DATASET RECORDS
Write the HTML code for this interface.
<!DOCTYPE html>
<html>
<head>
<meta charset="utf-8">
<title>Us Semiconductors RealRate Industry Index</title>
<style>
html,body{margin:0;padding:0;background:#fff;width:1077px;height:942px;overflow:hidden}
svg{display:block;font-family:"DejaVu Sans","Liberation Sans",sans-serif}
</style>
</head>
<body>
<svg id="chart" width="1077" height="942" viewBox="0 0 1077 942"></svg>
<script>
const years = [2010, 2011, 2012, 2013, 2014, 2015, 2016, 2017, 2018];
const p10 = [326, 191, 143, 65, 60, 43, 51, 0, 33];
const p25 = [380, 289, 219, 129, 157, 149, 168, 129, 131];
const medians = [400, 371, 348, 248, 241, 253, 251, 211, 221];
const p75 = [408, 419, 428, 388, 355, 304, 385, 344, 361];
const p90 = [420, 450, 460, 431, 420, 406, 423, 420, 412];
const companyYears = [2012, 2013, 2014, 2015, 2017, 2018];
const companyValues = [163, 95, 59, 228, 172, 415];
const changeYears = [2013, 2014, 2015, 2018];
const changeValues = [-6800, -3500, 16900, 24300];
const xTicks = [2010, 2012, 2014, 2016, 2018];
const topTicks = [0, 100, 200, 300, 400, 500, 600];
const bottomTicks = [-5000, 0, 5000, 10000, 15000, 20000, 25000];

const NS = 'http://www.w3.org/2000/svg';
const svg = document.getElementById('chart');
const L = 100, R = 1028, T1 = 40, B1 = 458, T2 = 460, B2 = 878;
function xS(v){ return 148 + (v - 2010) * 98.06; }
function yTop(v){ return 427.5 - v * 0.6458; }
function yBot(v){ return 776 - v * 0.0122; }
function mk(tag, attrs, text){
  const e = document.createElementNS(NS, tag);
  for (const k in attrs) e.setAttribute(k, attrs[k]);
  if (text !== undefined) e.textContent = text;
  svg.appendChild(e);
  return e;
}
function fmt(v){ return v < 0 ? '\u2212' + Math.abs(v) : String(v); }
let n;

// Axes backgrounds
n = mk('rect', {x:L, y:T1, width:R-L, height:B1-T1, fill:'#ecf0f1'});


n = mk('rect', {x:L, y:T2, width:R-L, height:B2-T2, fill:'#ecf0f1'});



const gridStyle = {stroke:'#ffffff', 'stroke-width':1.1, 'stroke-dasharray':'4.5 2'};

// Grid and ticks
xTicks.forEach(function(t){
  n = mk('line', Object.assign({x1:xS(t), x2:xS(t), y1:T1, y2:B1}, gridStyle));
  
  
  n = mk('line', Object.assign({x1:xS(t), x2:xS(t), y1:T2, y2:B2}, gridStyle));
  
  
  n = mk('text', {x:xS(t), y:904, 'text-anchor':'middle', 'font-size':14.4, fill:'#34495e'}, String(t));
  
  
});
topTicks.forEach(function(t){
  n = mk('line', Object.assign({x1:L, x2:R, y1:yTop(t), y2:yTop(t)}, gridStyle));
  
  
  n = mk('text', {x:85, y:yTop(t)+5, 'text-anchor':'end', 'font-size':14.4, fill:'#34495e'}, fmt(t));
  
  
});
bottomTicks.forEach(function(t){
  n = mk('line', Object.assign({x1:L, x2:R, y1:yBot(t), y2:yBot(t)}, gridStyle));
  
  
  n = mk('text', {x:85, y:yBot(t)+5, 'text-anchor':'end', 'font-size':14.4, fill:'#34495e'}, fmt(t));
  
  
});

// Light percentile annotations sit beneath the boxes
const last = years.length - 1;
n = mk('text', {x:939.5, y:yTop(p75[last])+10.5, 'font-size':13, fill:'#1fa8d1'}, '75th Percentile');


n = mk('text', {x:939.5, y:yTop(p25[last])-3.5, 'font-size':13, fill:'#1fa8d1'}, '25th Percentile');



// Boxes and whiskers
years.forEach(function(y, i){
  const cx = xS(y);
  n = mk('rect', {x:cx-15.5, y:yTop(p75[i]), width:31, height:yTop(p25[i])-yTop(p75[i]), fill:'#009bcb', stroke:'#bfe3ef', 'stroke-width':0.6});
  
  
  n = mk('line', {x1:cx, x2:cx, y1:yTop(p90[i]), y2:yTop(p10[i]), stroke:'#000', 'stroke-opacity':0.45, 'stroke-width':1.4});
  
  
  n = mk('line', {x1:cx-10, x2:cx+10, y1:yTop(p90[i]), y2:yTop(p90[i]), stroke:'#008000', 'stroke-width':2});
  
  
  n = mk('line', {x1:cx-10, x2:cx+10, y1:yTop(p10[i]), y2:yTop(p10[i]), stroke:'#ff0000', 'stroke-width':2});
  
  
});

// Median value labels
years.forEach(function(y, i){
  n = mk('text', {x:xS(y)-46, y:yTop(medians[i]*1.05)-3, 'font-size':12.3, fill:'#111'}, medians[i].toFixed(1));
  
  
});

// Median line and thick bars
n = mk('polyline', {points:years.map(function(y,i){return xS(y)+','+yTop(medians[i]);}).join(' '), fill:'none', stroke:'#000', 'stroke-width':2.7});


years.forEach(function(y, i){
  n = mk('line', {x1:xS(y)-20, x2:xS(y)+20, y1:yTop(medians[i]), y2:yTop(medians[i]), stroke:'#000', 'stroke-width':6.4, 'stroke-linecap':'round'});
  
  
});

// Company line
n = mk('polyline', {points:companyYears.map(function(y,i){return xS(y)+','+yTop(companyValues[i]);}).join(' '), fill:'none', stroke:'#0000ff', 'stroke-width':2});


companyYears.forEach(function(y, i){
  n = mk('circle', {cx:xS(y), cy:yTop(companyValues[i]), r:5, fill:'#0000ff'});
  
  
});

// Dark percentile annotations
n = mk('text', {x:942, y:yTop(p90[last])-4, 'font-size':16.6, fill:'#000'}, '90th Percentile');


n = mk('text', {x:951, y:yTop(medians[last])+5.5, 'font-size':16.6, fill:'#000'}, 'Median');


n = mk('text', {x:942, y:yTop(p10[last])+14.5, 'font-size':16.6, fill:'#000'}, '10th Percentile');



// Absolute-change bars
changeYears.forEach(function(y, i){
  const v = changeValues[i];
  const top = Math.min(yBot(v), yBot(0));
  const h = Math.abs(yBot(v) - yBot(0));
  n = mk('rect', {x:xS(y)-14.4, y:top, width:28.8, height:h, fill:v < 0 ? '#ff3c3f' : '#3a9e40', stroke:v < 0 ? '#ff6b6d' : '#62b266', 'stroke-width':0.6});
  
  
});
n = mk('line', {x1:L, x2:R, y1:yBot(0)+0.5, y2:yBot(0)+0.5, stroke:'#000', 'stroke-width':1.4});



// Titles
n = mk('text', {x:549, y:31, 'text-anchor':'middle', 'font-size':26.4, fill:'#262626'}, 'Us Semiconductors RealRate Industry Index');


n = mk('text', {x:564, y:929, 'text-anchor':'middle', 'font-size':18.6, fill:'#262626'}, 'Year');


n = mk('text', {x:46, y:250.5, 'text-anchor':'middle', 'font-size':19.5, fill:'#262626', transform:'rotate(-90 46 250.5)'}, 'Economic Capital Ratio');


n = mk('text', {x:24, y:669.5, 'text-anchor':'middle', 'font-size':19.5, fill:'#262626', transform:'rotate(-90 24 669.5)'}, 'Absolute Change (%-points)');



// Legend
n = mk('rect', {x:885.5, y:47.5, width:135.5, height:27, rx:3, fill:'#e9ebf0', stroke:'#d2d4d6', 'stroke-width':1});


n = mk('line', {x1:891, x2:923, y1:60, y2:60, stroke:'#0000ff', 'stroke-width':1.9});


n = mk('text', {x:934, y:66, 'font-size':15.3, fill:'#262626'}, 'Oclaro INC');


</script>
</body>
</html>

...

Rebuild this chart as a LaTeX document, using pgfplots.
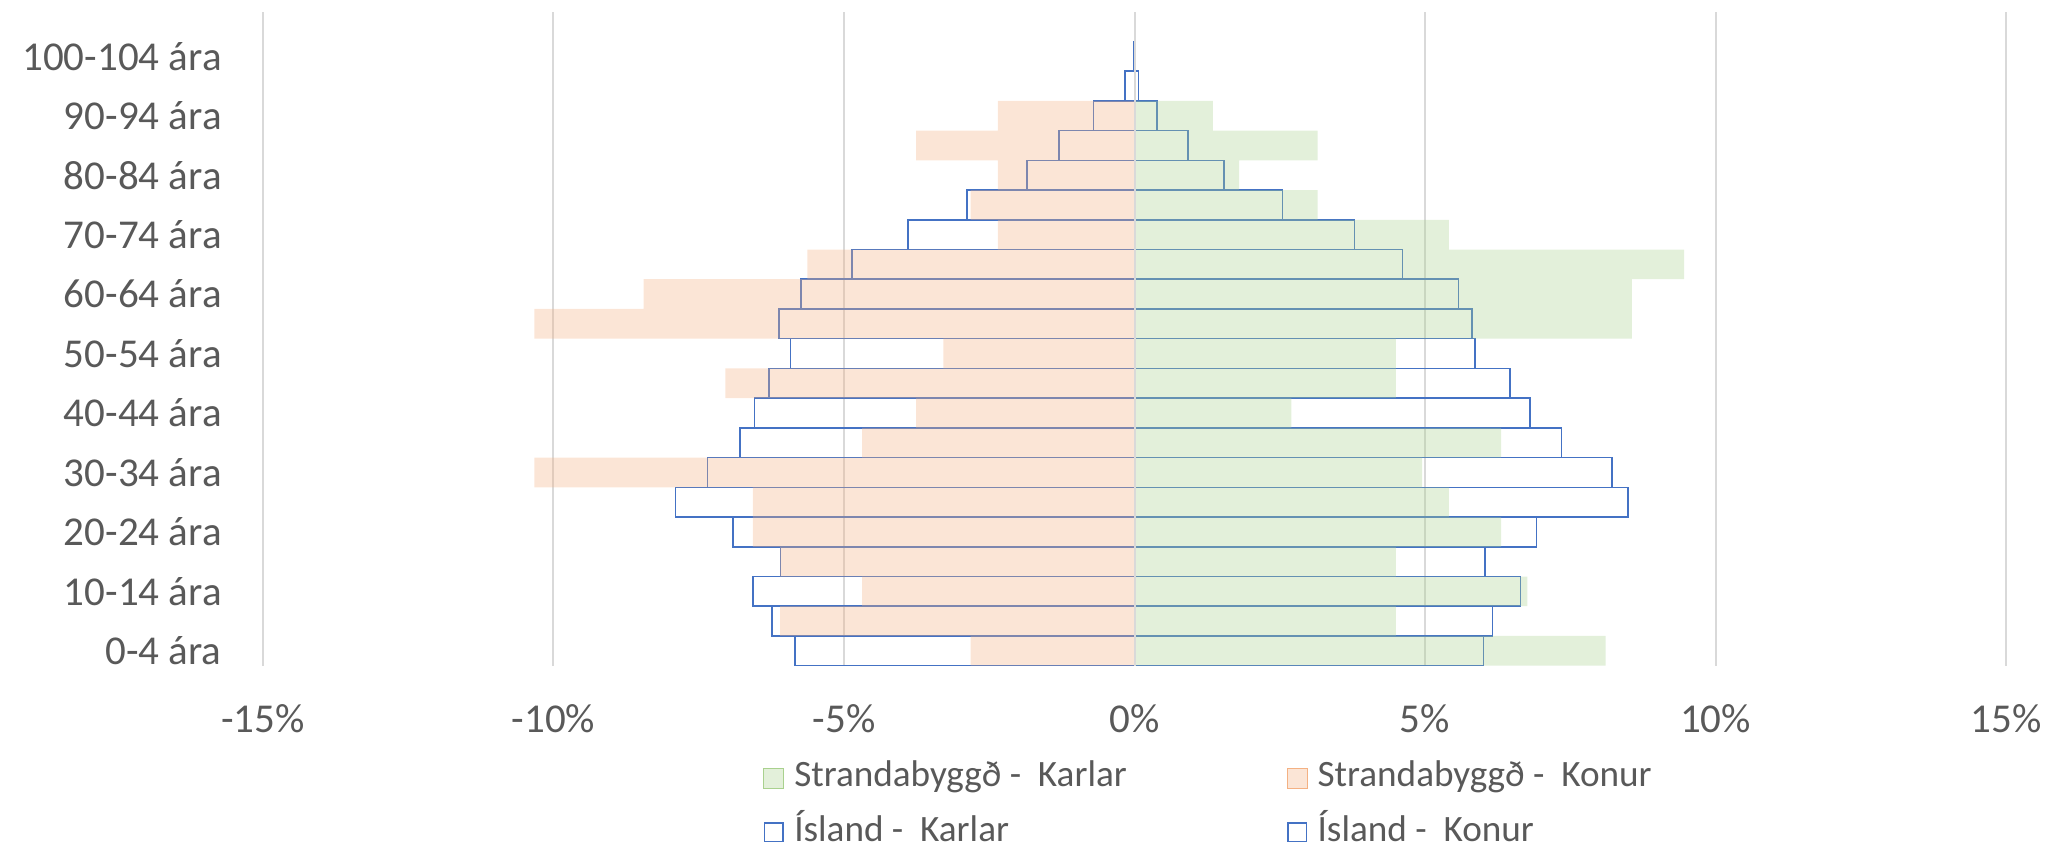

...

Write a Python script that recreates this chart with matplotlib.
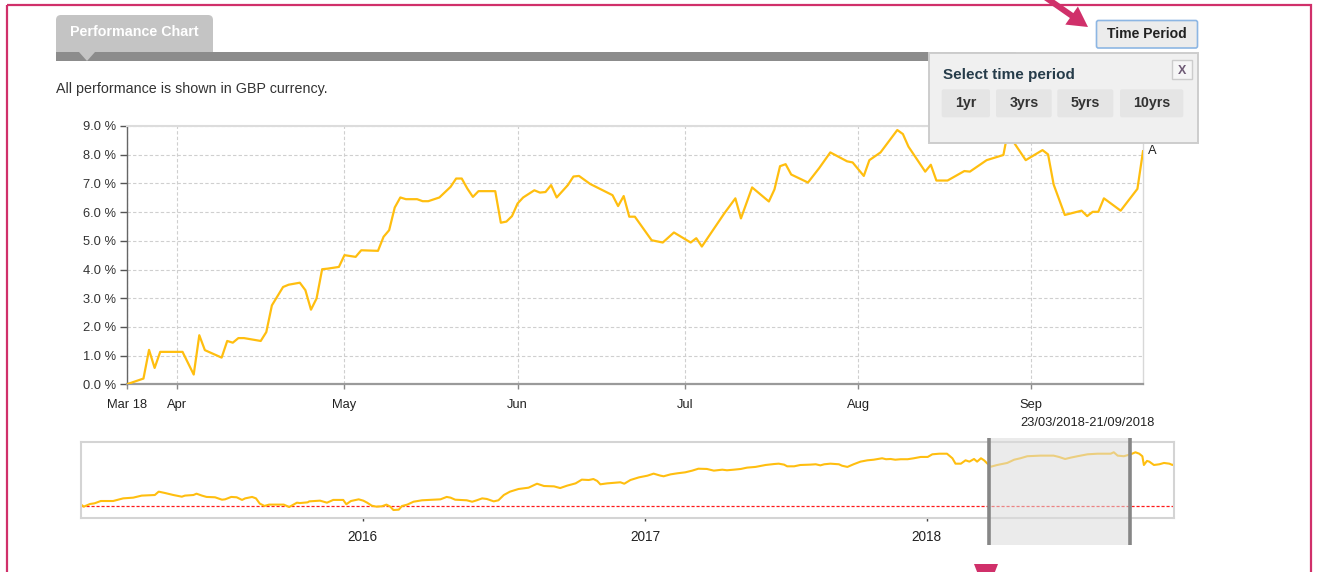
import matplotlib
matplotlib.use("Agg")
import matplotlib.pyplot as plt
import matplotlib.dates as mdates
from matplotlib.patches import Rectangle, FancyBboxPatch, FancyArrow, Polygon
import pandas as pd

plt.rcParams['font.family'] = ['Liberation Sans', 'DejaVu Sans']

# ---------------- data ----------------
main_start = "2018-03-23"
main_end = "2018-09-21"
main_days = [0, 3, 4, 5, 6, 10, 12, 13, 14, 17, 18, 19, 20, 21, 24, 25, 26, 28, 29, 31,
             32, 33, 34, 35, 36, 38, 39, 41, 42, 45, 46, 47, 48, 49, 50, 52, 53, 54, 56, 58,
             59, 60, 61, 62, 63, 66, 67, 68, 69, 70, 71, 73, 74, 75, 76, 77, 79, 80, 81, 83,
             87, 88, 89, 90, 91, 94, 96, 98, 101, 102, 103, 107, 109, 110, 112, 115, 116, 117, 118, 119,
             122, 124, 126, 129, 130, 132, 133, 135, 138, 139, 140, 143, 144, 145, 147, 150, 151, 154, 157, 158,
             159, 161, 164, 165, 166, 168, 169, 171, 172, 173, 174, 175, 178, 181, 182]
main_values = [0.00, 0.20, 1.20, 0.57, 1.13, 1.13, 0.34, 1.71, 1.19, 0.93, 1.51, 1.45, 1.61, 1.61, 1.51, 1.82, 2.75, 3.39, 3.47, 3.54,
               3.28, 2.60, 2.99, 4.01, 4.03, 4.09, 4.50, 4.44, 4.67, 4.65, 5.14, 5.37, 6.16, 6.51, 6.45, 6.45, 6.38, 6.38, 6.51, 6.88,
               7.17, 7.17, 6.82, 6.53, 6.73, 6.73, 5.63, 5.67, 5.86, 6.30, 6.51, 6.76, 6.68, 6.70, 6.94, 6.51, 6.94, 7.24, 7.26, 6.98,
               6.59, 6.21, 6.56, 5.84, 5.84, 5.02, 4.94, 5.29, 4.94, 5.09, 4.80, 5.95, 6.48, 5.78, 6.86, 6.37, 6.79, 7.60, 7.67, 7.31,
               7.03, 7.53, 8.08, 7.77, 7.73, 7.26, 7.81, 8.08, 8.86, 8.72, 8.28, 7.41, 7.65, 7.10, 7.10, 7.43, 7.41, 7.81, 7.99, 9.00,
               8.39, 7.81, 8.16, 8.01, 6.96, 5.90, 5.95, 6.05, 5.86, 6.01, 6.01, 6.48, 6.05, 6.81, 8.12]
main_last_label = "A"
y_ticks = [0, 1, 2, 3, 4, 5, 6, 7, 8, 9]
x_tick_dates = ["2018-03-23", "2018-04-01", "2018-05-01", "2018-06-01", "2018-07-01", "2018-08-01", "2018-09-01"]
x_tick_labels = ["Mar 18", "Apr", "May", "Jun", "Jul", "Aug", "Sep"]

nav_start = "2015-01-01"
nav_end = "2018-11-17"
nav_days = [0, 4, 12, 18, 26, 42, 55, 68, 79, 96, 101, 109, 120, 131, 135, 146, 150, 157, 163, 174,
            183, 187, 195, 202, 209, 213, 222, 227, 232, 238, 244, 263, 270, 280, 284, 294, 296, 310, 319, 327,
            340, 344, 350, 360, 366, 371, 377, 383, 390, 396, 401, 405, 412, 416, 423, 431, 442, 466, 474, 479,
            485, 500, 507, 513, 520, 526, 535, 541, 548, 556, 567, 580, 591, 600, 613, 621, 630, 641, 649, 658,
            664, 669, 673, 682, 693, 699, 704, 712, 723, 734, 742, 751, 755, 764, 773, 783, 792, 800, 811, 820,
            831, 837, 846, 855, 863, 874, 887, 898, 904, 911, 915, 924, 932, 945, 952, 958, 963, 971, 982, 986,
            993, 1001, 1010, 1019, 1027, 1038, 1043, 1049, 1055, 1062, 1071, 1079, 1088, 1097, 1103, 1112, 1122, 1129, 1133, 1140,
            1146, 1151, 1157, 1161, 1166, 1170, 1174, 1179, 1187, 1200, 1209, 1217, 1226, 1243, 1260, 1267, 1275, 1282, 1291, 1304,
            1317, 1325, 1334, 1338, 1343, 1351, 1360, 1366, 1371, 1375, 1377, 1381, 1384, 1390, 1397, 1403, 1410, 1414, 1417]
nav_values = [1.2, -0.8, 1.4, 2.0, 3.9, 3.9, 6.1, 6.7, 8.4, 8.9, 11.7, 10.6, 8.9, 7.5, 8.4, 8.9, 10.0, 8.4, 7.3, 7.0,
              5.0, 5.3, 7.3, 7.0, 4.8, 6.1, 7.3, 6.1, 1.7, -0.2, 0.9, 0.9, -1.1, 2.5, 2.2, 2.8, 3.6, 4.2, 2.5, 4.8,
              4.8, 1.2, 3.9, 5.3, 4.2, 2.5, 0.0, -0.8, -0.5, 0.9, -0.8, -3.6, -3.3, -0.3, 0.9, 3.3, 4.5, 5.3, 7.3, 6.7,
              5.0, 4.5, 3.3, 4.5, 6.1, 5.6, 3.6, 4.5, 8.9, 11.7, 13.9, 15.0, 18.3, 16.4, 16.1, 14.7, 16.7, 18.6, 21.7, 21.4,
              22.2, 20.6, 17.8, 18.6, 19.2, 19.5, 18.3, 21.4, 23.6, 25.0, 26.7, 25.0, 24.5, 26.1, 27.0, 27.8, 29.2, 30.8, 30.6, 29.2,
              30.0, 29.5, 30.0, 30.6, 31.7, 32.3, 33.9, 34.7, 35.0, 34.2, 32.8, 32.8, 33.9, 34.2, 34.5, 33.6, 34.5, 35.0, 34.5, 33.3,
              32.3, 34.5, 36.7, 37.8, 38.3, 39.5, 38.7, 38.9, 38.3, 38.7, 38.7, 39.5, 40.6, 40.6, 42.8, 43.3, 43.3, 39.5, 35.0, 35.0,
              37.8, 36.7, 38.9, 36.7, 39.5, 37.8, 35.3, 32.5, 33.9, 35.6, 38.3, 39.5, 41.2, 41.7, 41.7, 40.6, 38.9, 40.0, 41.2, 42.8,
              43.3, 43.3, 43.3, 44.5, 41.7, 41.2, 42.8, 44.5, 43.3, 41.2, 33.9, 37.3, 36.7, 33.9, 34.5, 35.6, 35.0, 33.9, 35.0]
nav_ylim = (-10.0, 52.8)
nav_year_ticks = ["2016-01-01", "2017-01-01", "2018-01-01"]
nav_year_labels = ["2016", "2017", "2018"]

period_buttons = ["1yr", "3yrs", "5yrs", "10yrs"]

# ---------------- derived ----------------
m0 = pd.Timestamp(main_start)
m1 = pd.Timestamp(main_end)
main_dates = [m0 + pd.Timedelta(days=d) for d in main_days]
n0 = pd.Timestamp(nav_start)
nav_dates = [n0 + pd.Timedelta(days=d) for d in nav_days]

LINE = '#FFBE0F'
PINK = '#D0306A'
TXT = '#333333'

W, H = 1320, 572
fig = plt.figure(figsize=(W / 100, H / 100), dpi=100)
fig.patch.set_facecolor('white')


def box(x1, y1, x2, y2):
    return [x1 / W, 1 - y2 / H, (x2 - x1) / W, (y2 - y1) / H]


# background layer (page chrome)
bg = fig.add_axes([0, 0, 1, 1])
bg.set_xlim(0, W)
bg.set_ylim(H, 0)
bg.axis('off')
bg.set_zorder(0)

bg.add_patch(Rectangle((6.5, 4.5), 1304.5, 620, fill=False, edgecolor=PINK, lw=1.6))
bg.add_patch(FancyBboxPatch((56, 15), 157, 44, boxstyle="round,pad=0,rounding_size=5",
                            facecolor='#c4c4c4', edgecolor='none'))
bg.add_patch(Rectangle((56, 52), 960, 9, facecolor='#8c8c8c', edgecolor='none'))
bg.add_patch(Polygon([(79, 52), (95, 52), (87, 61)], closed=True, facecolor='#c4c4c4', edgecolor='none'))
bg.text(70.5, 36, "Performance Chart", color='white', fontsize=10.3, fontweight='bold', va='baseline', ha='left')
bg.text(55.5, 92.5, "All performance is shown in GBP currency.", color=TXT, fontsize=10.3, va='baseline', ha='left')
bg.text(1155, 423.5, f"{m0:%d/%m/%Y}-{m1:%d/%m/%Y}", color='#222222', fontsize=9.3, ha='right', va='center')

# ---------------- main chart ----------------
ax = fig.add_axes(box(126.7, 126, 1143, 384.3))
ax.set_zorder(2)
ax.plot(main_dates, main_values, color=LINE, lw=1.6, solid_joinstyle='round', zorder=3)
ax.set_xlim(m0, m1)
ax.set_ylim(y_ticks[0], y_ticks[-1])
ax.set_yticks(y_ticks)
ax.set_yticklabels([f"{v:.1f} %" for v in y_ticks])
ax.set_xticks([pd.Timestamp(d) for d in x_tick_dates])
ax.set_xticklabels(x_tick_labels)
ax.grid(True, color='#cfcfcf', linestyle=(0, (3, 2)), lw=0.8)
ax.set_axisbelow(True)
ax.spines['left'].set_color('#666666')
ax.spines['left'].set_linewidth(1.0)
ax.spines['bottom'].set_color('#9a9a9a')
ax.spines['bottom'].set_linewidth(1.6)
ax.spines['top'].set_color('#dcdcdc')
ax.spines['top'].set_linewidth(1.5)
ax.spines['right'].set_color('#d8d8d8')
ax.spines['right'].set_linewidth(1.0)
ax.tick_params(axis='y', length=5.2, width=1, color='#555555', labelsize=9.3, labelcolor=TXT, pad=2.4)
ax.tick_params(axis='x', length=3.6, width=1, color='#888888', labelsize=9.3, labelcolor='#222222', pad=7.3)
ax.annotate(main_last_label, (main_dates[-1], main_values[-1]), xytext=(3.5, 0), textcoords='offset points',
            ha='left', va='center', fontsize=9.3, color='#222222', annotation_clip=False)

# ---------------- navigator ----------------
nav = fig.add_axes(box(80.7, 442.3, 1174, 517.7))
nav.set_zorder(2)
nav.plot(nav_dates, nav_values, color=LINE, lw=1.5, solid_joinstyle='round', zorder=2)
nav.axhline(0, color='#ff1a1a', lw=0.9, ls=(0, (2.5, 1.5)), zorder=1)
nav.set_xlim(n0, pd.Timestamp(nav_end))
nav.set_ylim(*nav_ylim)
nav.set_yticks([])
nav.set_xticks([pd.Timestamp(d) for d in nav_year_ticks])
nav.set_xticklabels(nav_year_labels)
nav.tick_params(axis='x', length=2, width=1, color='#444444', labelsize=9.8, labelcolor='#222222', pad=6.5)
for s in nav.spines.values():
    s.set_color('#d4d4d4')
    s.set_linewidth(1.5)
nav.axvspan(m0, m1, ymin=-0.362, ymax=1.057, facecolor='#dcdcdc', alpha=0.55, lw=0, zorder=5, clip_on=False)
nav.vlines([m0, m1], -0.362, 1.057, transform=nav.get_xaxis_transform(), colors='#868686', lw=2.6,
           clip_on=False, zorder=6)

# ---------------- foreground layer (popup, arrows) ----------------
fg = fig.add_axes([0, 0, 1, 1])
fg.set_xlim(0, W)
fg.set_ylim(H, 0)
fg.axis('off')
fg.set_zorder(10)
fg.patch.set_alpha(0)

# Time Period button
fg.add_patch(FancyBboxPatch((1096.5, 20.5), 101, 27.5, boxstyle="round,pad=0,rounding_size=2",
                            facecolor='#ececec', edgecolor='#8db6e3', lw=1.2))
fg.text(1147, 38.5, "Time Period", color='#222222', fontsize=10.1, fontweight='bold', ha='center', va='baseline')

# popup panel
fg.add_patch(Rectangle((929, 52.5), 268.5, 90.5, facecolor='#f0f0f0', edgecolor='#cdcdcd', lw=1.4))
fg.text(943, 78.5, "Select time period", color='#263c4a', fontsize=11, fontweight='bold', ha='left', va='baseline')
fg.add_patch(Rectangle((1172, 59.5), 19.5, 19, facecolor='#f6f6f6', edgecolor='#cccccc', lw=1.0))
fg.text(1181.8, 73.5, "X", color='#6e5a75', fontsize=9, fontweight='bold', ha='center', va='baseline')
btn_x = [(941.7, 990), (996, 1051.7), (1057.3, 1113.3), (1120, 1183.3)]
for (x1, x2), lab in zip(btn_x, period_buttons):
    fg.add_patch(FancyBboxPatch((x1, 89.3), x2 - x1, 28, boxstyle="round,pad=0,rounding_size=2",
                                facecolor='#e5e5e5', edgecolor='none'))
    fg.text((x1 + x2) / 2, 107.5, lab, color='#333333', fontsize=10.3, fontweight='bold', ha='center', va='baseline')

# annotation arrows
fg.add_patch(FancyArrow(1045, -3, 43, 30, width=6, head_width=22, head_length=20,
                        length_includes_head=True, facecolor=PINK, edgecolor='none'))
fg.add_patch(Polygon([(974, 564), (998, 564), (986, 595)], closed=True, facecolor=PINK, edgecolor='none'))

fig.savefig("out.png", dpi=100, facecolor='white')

TASK REQUIREMENTS
The first line to copy holds "Write a Python", and the last holds "plt.rcParams['font.family'] = ['Liberation". Copy them and the lines between exactly, leaving out pictures.

ANSWER TO THE EXERCISE
Write a Python script that recreates this chart with matplotlib.
import matplotlib
matplotlib.use("Agg")
import matplotlib.pyplot as plt
import matplotlib.dates as mdates
from matplotlib.patches import Rectangle, FancyBboxPatch, FancyArrow, Polygon
import pandas as pd

plt.rcParams['font.family'] = ['Liberation Sans', 'DejaVu Sans']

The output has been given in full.